**Challenge:**
Take the lines from the top down to and including the one with "70, 80, 90];" and repeat them exactly. Omit images.

**Collected data:**
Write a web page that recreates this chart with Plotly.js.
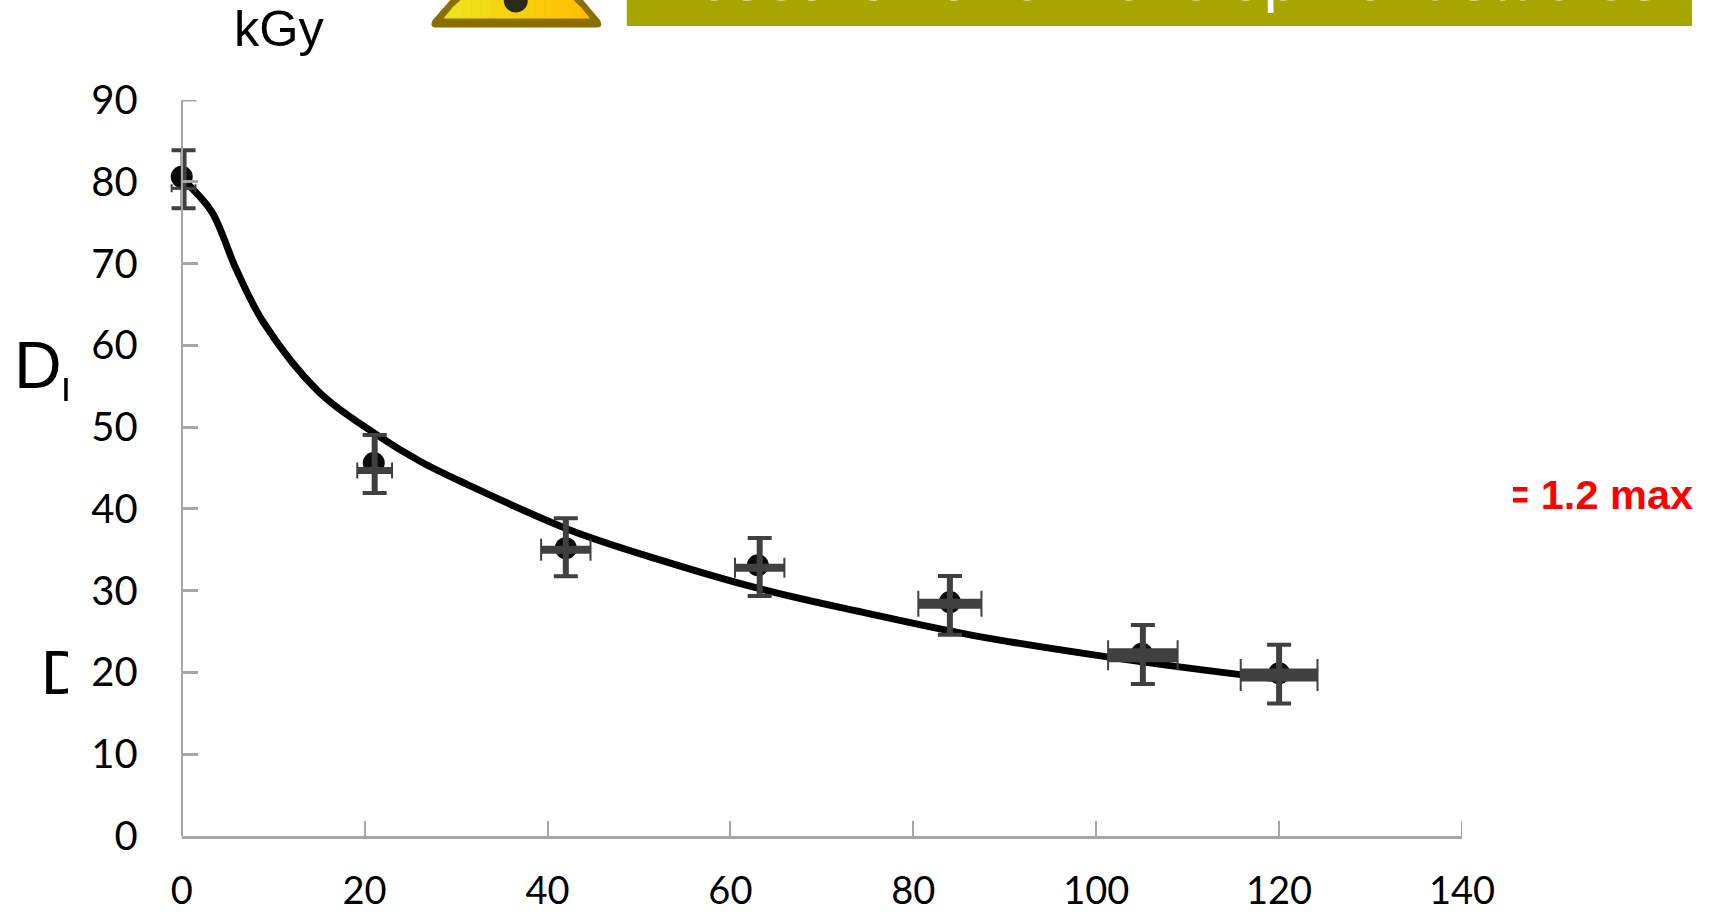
<!DOCTYPE html>
<html>
<head>
<meta charset="utf-8">
<script src="https://cdn.plot.ly/plotly-3.0.1.min.js"></script>
<style>
html,body{margin:0;padding:0;background:#fff;overflow:hidden;width:1717px;height:913px}
#chart{position:absolute;left:0;top:0;width:1717px;height:913px}
.cover{position:absolute;background:#fff}
</style>
</head>
<body>
<div id="chart"></div>
<div class="cover" style="left:68px;top:640px;width:21px;height:60px"></div>
<div class="cover" style="left:1490px;top:470px;width:23px;height:40px"></div>
<script>
// Measured points (dose, kGy / value)
const pointX = [0, 21, 42, 63, 84, 105, 120];
const pointY = [80.6, 45.6, 35.2, 33.1, 28.6, 22.3, 19.9];
// Error-bar centres, slightly offset from the points in the source picture
const errCenterX = [0.2, 21.1, 42, 63.2, 84, 105.1, 120];
const errYOfVertical = [80.3, 45.5, 35.3, 32.9, 28.2, 22.2, 19.8];
const errYOfHorizontal = [79.2, 44.7, 35.0, 32.8, 28.4, 22.1, 19.7];
const errV = [3.55, 3.55, 3.55, 3.55, 3.6, 3.6, 3.6];
const errH = [1.3, 1.9, 2.7, 2.7, 3.45, 3.8, 4.2];
const errHThickness = [3, 7, 8, 8, 10, 14, 13];
const errHCapHalf = [4, 8, 11, 10, 13, 15, 16];
// Fitted curve
const curveX = [0, 0.6, 3.3, 6, 9, 15, 21, 26.1, 31.2, 42.5, 52.2, 63, 74.3, 86.2, 101.2, 116, 120];
const curveY = [80.5, 79.8, 76.3, 69.2, 62.7, 54.3, 49.3, 45.8, 43.0, 37.4, 33.8, 30.3, 27.4, 24.6, 21.9, 19.7, 19.2];
// Axis ticks
const xTicks = [0, 20, 40, 60, 80, 100, 120, 140];
const yTicks = [0, 10, 20, 30, 40, 50, 60, 70, 80, 90];

const W = 1717, H = 913, L = 182, R = 1462, T = 100, B = 836;
const unitPx = (R - L) / 140;
const xLead = 5;                 // spare room left of x = 0 so marks on the axis are not clipped
const PL = L - xLead * unitPx;   // left edge of the real plot area
const fx = p => (p - PL) / (R - PL);
const fy = p => (B - p) / (B - T);
const ERR = '#404040';
const AXIS = '#A6A6A6';
const hidden = {size: 0, opacity: 0};

const traces = [
  {x: curveX, y: curveY, mode: 'lines', line: {color: '#000', width: 7, shape: 'spline', smoothing: 1}, hoverinfo: 'skip'},
  {x: pointX, y: pointY, mode: 'markers', marker: {color: '#0a0a0a', size: 22}},
  {x: errCenterX, y: errYOfVertical, mode: 'markers', marker: hidden,
   error_y: {type: 'data', array: errV, color: ERR, thickness: 6, width: 0}},
  {x: errCenterX, y: errYOfVertical, mode: 'markers', marker: hidden,
   error_y: {type: 'data', array: errV, color: ERR, thickness: 4, width: 12}}
];
pointX.forEach((_, i) => {
  traces.push({x: [errCenterX[i]], y: [errYOfHorizontal[i]], mode: 'markers', marker: hidden,
    error_x: {type: 'data', array: [errH[i]], color: ERR, thickness: errHThickness[i], width: 0}});
  traces.push({x: [errCenterX[i]], y: [errYOfHorizontal[i]], mode: 'markers', marker: hidden,
    error_x: {type: 'data', array: [errH[i]], color: ERR, thickness: 2, width: errHCapHalf[i]}});
});

const paper = {xref: 'paper', yref: 'paper'};
const xMax = xTicks[xTicks.length - 1], yMax = yTicks[yTicks.length - 1];
const shapes = [
  // banner
  {...paper, type: 'rect', x0: fx(627), x1: fx(1692), y0: fy(26), y1: fy(-5), fillcolor: '#A8A400', line: {width: 0}, layer: 'below'},
  // warning sign border
  {...paper, type: 'path', path: `M ${fx(455)} ${fy(-5)} L ${fx(433)} ${fy(20)} Q ${fx(429)} ${fy(27.5)} ${fx(437)} ${fy(27.5)} L ${fx(597)} ${fy(27.5)} Q ${fx(604)} ${fy(27.5)} ${fx(600)} ${fy(20)} L ${fx(579)} ${fy(-5)} Z`,
   fillcolor: '#8A6F00', line: {width: 0}, layer: 'below'},
  // subscript stem beside the clipped label
  {...paper, type: 'rect', x0: fx(64.5), x1: fx(68), y0: fy(401), y1: fy(378), fillcolor: '#000', line: {width: 0}},
  // x axis line, starting at x = 0 rather than at the spare room
  {xref: 'x', yref: 'paper', type: 'line', x0: 0, x1: xMax, y0: -1.5 / (B - T), y1: -1.5 / (B - T), line: {color: AXIS, width: 3}, layer: 'below'},
  // end ticks that Plotly drops for inside ticks at the range limits
  {xref: 'x', yref: 'paper', type: 'line', x0: xMax, x1: xMax, y0: 0, y1: 15 / (B - T), line: {color: AXIS, width: 2}, layer: 'below'},
  {xref: 'x', yref: 'y', type: 'line', x0: 0, x1: 15 / unitPx, y0: yMax, y1: yMax, line: {color: AXIS, width: 3}, layer: 'below'}
];
// warning sign inner gradient, in strips
const stops = 16, x0 = 444, x1 = 590;
for (let i = 0; i < stops; i++) {
  const a = x0 + (x1 - x0) * i / stops, b = x0 + (x1 - x0) * (i + 1) / stops + 0.6;
  const t = i / (stops - 1);
  const col = `rgb(${Math.round(238 + 17 * t)},${Math.round(228 - 38 * t)},${Math.round(30 - 30 * t)})`;
  const top = p => p < 517 ? Math.max(-2, 18 - (p - 444) * 1.2) : Math.max(-2, 18 - (590 - p) * 1.2);
  shapes.push({...paper, type: 'path', layer: 'below',
    path: `M ${fx(a)} ${fy(top(a))} L ${fx(b)} ${fy(top(b))} L ${fx(b)} ${fy(18.5)} L ${fx(a)} ${fy(18.5)} Z`,
    fillcolor: col, line: {width: 0}});
}
shapes.push({...paper, type: 'circle', layer: 'below', x0: fx(504), x1: fx(528), y0: fy(12.5), y1: fy(-11), fillcolor: '#2B2A18', line: {width: 0}});

const sans = 'Liberation Sans, Arial, sans-serif';
const ann = (text, x, y, size, color, extra) => Object.assign({
  ...paper, text, x: fx(x), y: fy(y), xanchor: 'left', yanchor: 'bottom', showarrow: false,
  font: {family: sans, size, color}, borderpad: 0, borderwidth: 0
}, extra || {});

const layout = {
  width: W, height: H, autosize: false, showlegend: false,
  paper_bgcolor: '#fff', plot_bgcolor: '#fff',
  margin: {l: PL, r: W - R, t: T, b: H - B, pad: 0},
  xaxis: {
    range: [-xLead, xMax], tickmode: 'array', tickvals: xTicks, ticktext: xTicks.map(String),
    ticks: 'inside', ticklen: 15, tickwidth: 2, tickcolor: AXIS,
    showline: false, showgrid: false, zeroline: false,
    tickfont: {family: 'Lato, sans-serif', size: 38, color: '#000'}, ticklabelstandoff: 29
  },
  yaxis: {
    range: [0, yMax], tickmode: 'array', tickvals: yTicks, ticktext: yTicks.map(String),
    anchor: 'free', position: fx(L),
    ticks: 'inside', ticklen: 15, tickwidth: 3, tickcolor: AXIS,
    showline: true, linecolor: AXIS, linewidth: 2.5, showgrid: false, zeroline: false,
    tickfont: {family: 'Lato, sans-serif', size: 40, color: '#000'}, ticklabelstandoff: 35
  },
  shapes,
  annotations: [
    ann('kGy', 234.5, 57, 50.5, '#000'),
    ann('D', 14, 402, 66, '#000'),
    ann('D', 41.5, 707, 63, '#000'),
    ann('= 1.2 max', 1505, 518, 41.5, '#FF0000', {font: {family: sans, size: 41.5, color: '#FF0000', weight: 700}}),
    ann('Research and Development studies', 650, 14.5, 63.8, '#FFFFFF')
  ]
};
Plotly.newPlot('chart', traces, layout, {displayModeBar: false, staticPlot: true});
</script>
</body>
</html>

**Problem solution:**
Write a web page that recreates this chart with Plotly.js.
<!DOCTYPE html>
<html>
<head>
<meta charset="utf-8">
<script src="https://cdn.plot.ly/plotly-3.0.1.min.js"></script>
<style>
html,body{margin:0;padding:0;background:#fff;overflow:hidden;width:1717px;height:913px}
#chart{position:absolute;left:0;top:0;width:1717px;height:913px}
.cover{position:absolute;background:#fff}
</style>
</head>
<body>
<div id="chart"></div>
<div class="cover" style="left:68px;top:640px;width:21px;height:60px"></div>
<div class="cover" style="left:1490px;top:470px;width:23px;height:40px"></div>
<script>
// Measured points (dose, kGy / value)
const pointX = [0, 21, 42, 63, 84, 105, 120];
const pointY = [80.6, 45.6, 35.2, 33.1, 28.6, 22.3, 19.9];
// Error-bar centres, slightly offset from the points in the source picture
const errCenterX = [0.2, 21.1, 42, 63.2, 84, 105.1, 120];
const errYOfVertical = [80.3, 45.5, 35.3, 32.9, 28.2, 22.2, 19.8];
const errYOfHorizontal = [79.2, 44.7, 35.0, 32.8, 28.4, 22.1, 19.7];
const errV = [3.55, 3.55, 3.55, 3.55, 3.6, 3.6, 3.6];
const errH = [1.3, 1.9, 2.7, 2.7, 3.45, 3.8, 4.2];
const errHThickness = [3, 7, 8, 8, 10, 14, 13];
const errHCapHalf = [4, 8, 11, 10, 13, 15, 16];
// Fitted curve
const curveX = [0, 0.6, 3.3, 6, 9, 15, 21, 26.1, 31.2, 42.5, 52.2, 63, 74.3, 86.2, 101.2, 116, 120];
const curveY = [80.5, 79.8, 76.3, 69.2, 62.7, 54.3, 49.3, 45.8, 43.0, 37.4, 33.8, 30.3, 27.4, 24.6, 21.9, 19.7, 19.2];
// Axis ticks
const xTicks = [0, 20, 40, 60, 80, 100, 120, 140];
const yTicks = [0, 10, 20, 30, 40, 50, 60, 70, 80, 90];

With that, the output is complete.